> Supplied information
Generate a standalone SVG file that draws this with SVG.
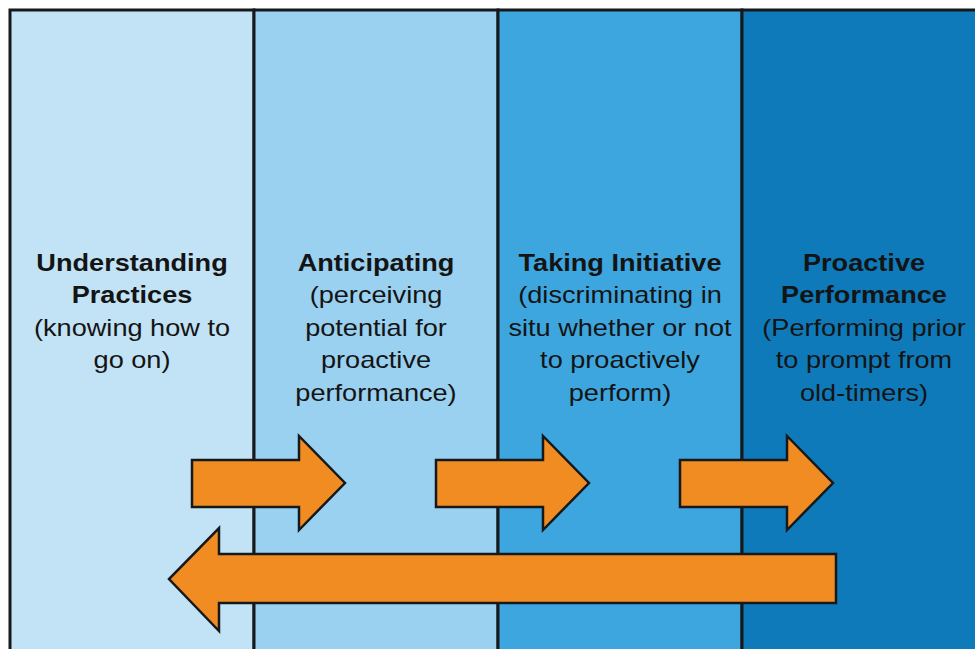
<svg xmlns="http://www.w3.org/2000/svg" width="975" height="649" viewBox="0 0 975 649">
  <style>
    .col { stroke: #16191c; stroke-width: 3; }
    .arrow { fill: #f08c22; stroke: #16191c; stroke-width: 2.5; stroke-linejoin: miter; }
    .t { font-family: "Liberation Sans", Arial, sans-serif; font-size: 23px; fill: #141414; text-anchor: middle; }
    .b { font-weight: bold; }
  </style>

  <rect width="975" height="649" fill="#ffffff"/>

  <!-- stage columns -->
  <g id="stage-understanding">
    <rect class="col" x="10" y="10" width="244" height="645" fill="#c2e3f5"/>
    <g transform="translate(132 0) scale(1.18 1)">
      <text class="t b" x="0" y="271">Understanding</text>
      <text class="t b" x="0" y="303">Practices</text>
      <text class="t" x="0" y="336">(knowing how to</text>
      <text class="t" x="0" y="368">go on)</text>
    </g>
  </g>

  <g id="stage-anticipating">
    <rect class="col" x="254" y="10" width="244" height="645" fill="#9ad0f0"/>
    <g transform="translate(376 0) scale(1.18 1)">
      <text class="t b" x="0" y="271">Anticipating</text>
      <text class="t" x="0" y="303">(perceiving</text>
      <text class="t" x="0" y="336">potential for</text>
      <text class="t" x="0" y="368">proactive</text>
      <text class="t" x="0" y="401">performance)</text>
    </g>
  </g>

  <g id="stage-initiative">
    <rect class="col" x="498" y="10" width="244" height="645" fill="#3ea6de"/>
    <g transform="translate(620 0) scale(1.18 1)">
      <text class="t b" x="0" y="271">Taking Initiative</text>
      <text class="t" x="0" y="303">(discriminating in</text>
      <text class="t" x="0" y="336">situ whether or not</text>
      <text class="t" x="0" y="368">to proactively</text>
      <text class="t" x="0" y="401">perform)</text>
    </g>
  </g>

  <g id="stage-performance">
    <rect class="col" x="742" y="10" width="260" height="645" fill="#0f7aba"/>
    <g transform="translate(864 0) scale(1.18 1)">
      <text class="t b" x="0" y="271">Proactive</text>
      <text class="t b" x="0" y="303">Performance</text>
      <text class="t" x="0" y="336">(Performing prior</text>
      <text class="t" x="0" y="368">to prompt from</text>
      <text class="t" x="0" y="401">old-timers)</text>
    </g>
  </g>

  <!-- progression and return arrows -->
  <g id="connectors">
    <polygon class="arrow" points="192,460 299,460 299,436 345,483 299,530 299,507 192,507"/>
    <polygon class="arrow" points="436,460 543,460 543,436 589,483 543,530 543,507 436,507"/>
    <polygon class="arrow" points="680,460 787,460 787,436 833,483 787,530 787,507 680,507"/>
    <polygon class="arrow" points="836,554 219,554 219,528 169,579 219,631 219,603 836,603"/>
  </g>
</svg>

> What this task involves
Reproduce the material word for word. Any pictures should be left out of the copy.

> Output of the exercise
Generate a standalone SVG file that draws this with SVG.
<svg xmlns="http://www.w3.org/2000/svg" width="975" height="649" viewBox="0 0 975 649">
  <style>
    .col { stroke: #16191c; stroke-width: 3; }
    .arrow { fill: #f08c22; stroke: #16191c; stroke-width: 2.5; stroke-linejoin: miter; }
    .t { font-family: "Liberation Sans", Arial, sans-serif; font-size: 23px; fill: #141414; text-anchor: middle; }
    .b { font-weight: bold; }
  </style>

  <rect width="975" height="649" fill="#ffffff"/>

  <!-- stage columns -->
  <g id="stage-understanding">
    <rect class="col" x="10" y="10" width="244" height="645" fill="#c2e3f5"/>
    <g transform="translate(132 0) scale(1.18 1)">
      <text class="t b" x="0" y="271">Understanding</text>
      <text class="t b" x="0" y="303">Practices</text>
      <text class="t" x="0" y="336">(knowing how to</text>
      <text class="t" x="0" y="368">go on)</text>
    </g>
  </g>

  <g id="stage-anticipating">
    <rect class="col" x="254" y="10" width="244" height="645" fill="#9ad0f0"/>
    <g transform="translate(376 0) scale(1.18 1)">
      <text class="t b" x="0" y="271">Anticipating</text>
      <text class="t" x="0" y="303">(perceiving</text>
      <text class="t" x="0" y="336">potential for</text>
      <text class="t" x="0" y="368">proactive</text>
      <text class="t" x="0" y="401">performance)</text>
    </g>
  </g>

  <g id="stage-initiative">
    <rect class="col" x="498" y="10" width="244" height="645" fill="#3ea6de"/>
    <g transform="translate(620 0) scale(1.18 1)">
      <text class="t b" x="0" y="271">Taking Initiative</text>
      <text class="t" x="0" y="303">(discriminating in</text>
      <text class="t" x="0" y="336">situ whether or not</text>
      <text class="t" x="0" y="368">to proactively</text>
      <text class="t" x="0" y="401">perform)</text>
    </g>
  </g>

  <g id="stage-performance">
    <rect class="col" x="742" y="10" width="260" height="645" fill="#0f7aba"/>
    <g transform="translate(864 0) scale(1.18 1)">
      <text class="t b" x="0" y="271">Proactive</text>
      <text class="t b" x="0" y="303">Performance</text>
      <text class="t" x="0" y="336">(Performing prior</text>
      <text class="t" x="0" y="368">to prompt from</text>
      <text class="t" x="0" y="401">old-timers)</text>
    </g>
  </g>

  <!-- progression and return arrows -->
  <g id="connectors">
    <polygon class="arrow" points="192,460 299,460 299,436 345,483 299,530 299,507 192,507"/>
    <polygon class="arrow" points="436,460 543,460 543,436 589,483 543,530 543,507 436,507"/>
    <polygon class="arrow" points="680,460 787,460 787,436 833,483 787,530 787,507 680,507"/>
    <polygon class="arrow" points="836,554 219,554 219,528 169,579 219,631 219,603 836,603"/>
  </g>
</svg>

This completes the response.